The benchmark Shanghai Composite Index gained 3.65 percent in the first six months while the Shenzhen Component Index only eked out a 0.1 percent increase in the period. The technology-focused ChiNext in Shenzhen, Guangdong province, slid 5.61 percent in the first half.

Due to the less satisfactory performance of the A-share market, a total of 105 mutual fund products ended up in liquidation in the first half, up 9.38 percent from a year earlier.

Mutual fund liquidation refers to the sale of all of a fund's assets and the distribution of the proceeds of fund shareholders. Poor performance, smaller scale and management difficulties are the major reasons for mutual fund liquidation.

Fu Lichun, founding partner of Beijing-based YTI Capital, admitted the strong correlation between a large number of mutual fund liquidations and the sluggish A-share market performance during the first six months.

Yang Delong, chief economist of Shenzhen-based First Seafront Fund, said that a large number of mutual funds have reported losses over the past few years.

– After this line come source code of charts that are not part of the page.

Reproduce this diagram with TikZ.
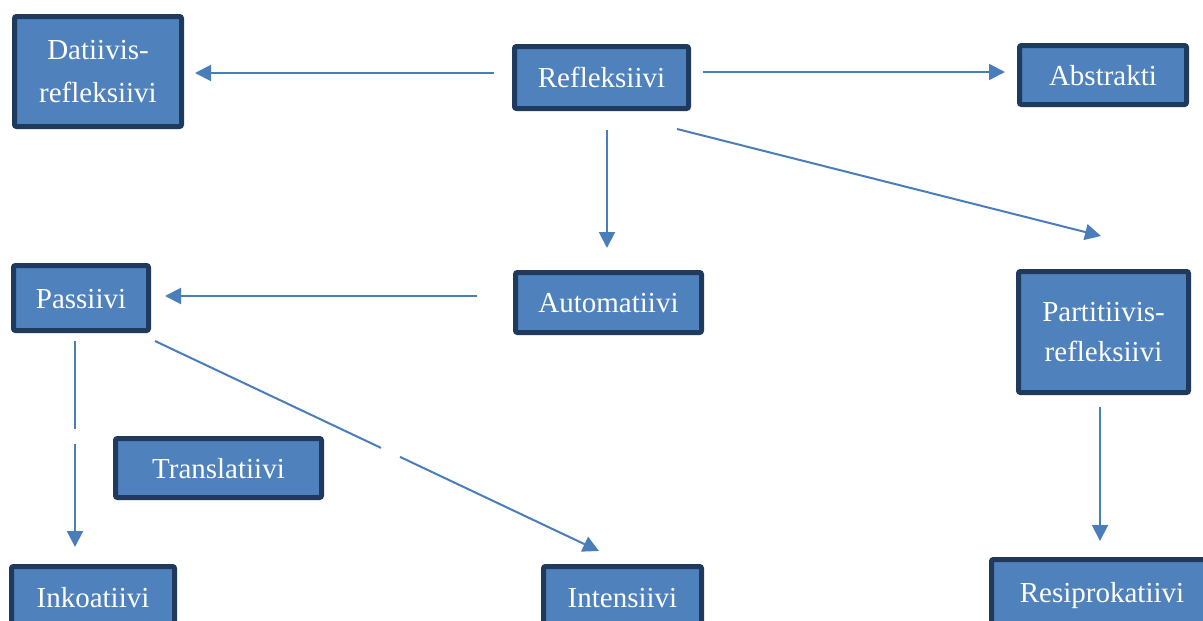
\documentclass[tikz,border=0pt]{standalone}
\usepackage{fontspec}
\setmainfont{Liberation Serif}
\usetikzlibrary{calc,arrows.meta}
\definecolor{boxfill}{HTML}{4F81BD}
\definecolor{boxline}{HTML}{1F3A5C}
\definecolor{arrowcol}{HTML}{4A7EBB}
\begin{document}
\begin{tikzpicture}[x=1pt,y=-1pt,
  box/.style={draw=boxline,fill=boxfill,line width=5pt,rounded corners=2pt,
    text=white,font=\fontsize{29}{40}\selectfont,inner sep=0pt},
  one/.style={box,text height=20pt,text depth=0pt},
  two/.style={box,align=center},
  arr/.style={draw=arrowcol,line width=2pt,-{Triangle[length=16pt,width=16pt]}}]
\useasboundingbox (0,0) rectangle (1203,621);
\fill[white] (0,0) rectangle (1203,621);
\node[two,minimum width=167pt,minimum height=110pt] (dat) at (98,71.5) {Datiivis-\\[3pt]refleksiivi};
\node[one,minimum width=174pt,minimum height=62pt] (refl) at (601.5,77.5) {Refleksiivi};
\node[one,minimum width=167pt,minimum height=59pt] (abs) at (1103,75) {Abstrakti};
\node[one,minimum width=186pt,minimum height=60pt] (auto) at (608.5,302.5) {Automatiivi};
\node[one,minimum width=135pt,minimum height=65pt] (pass) at (81,298) {Passiivi};
\node[two,minimum width=170pt,minimum height=121pt] (part) at (1103.5,332) {Partitiivis-\\refleksiivi};
\node[one,minimum width=206pt,minimum height=59pt] (trans) at (218.5,468) {Translatiivi};
\node[one,minimum width=163pt,minimum height=62pt] (ink) at (93,597.5) {Inkoatiivi};
\node[one,minimum width=158pt,minimum height=62pt] (int) at (622.5,597.5) {Intensiivi};
\node[one,minimum width=221pt,minimum height=65pt] (res) at (1102,592) {Resiprokatiivi};
\draw[arr] ($(refl.west)+(-18,-4.5)$) -- ($(dat.east)+(11,1.5)$);
\draw[arr] ($(refl.east)+(12,-5.5)$) -- ($(abs.west)+(-12,-3)$);
\draw[arr] ($(refl.south)+(5.5,19)$) -- ($(auto.north)+(-1.5,-22)$);
\draw[arr] ($(refl.south east)+(-14,18)$) -- ($(part.north)+(-2.5,-33)$);
\draw[arr] ($(auto.west)+(-36,-6.5)$) -- ($(pass.east)+(14,-2)$);
\draw[arr,dash pattern=on 88pt off 15pt on 300pt] ($(pass.south)+(-6,8)$) -- ($(ink.north)+(-18,-17)$);
\draw[arr,dash pattern=on 250pt off 21pt on 400pt] ($(pass.south east)+(4,8)$) -- ($(int.north)+(-23.5,-13)$);
\draw[arr] ($(part.south)+(-3.5,12)$) -- ($(res.north)+(-2,-16)$);
\end{tikzpicture}
\end{document}
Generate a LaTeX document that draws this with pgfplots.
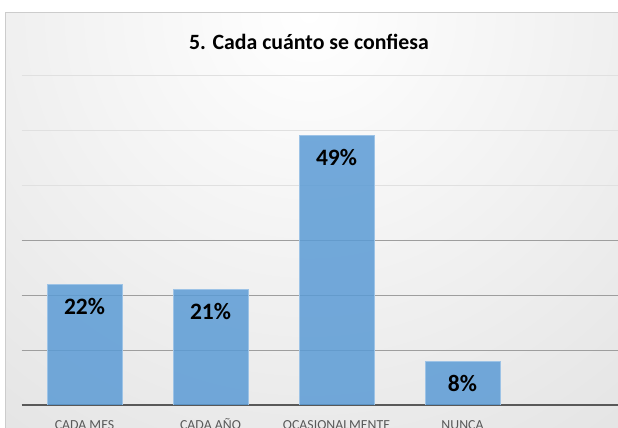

Some smaller-scale funds encountered redemption, and their net asset values have shrunk as a result.

When a mutual fund's net asset value decreases by about 10 million yuan to 20 million yuan, the maintenance fees will be extremely high. It is wiser to opt for liquidation under such circumstances, said Yang.

Such market volatility, combined with retail investors' less positive outlook on market performance, will hinder the issuance pace of mutual fund products, said Jiang.

As explained by Jiang, the issuance of mutual fund products hit a five-year low in May amid investors' shrinking risk appetite. Investors were eyeing more bond-based mutual fund products, thus affecting companies' issuance schedules.

Data from iFinD showed a total of 170 bond-based mutual fund products in the first half. The total issuance value of these products exceeded 334.4 billion yuan, taking up the majority 61.86 percent of the total fundraising of all mutual fund products. The four largest mutual fund products released in the first half were all bond-based.

The lower risks of bond-based products, as well as their rising yield, are the major reasons attracting retail investors' attention, which has triggered more releases of mutual fund products of this kind, said Jiang.

But Jiang said the mutual fund market will stabilize in the following months, as China's economic recovery is steadily advancing and the stimulus packages introduced earlier will make a bigger difference. Market sentiment is likely to pick up in the next few months.

Meng Lei, China equities strategist at UBS Securities, further explained that the issuance of new mutual fund products is a lagging indicator. Based on past experience, the release pace will pick up three months after the A-share market starts to show an upward trend.

As market sentiment has been more buoyant since July, more capital will be introduced into the stock market, facilitating the issuance of new mutual fund products in the next three months, he said.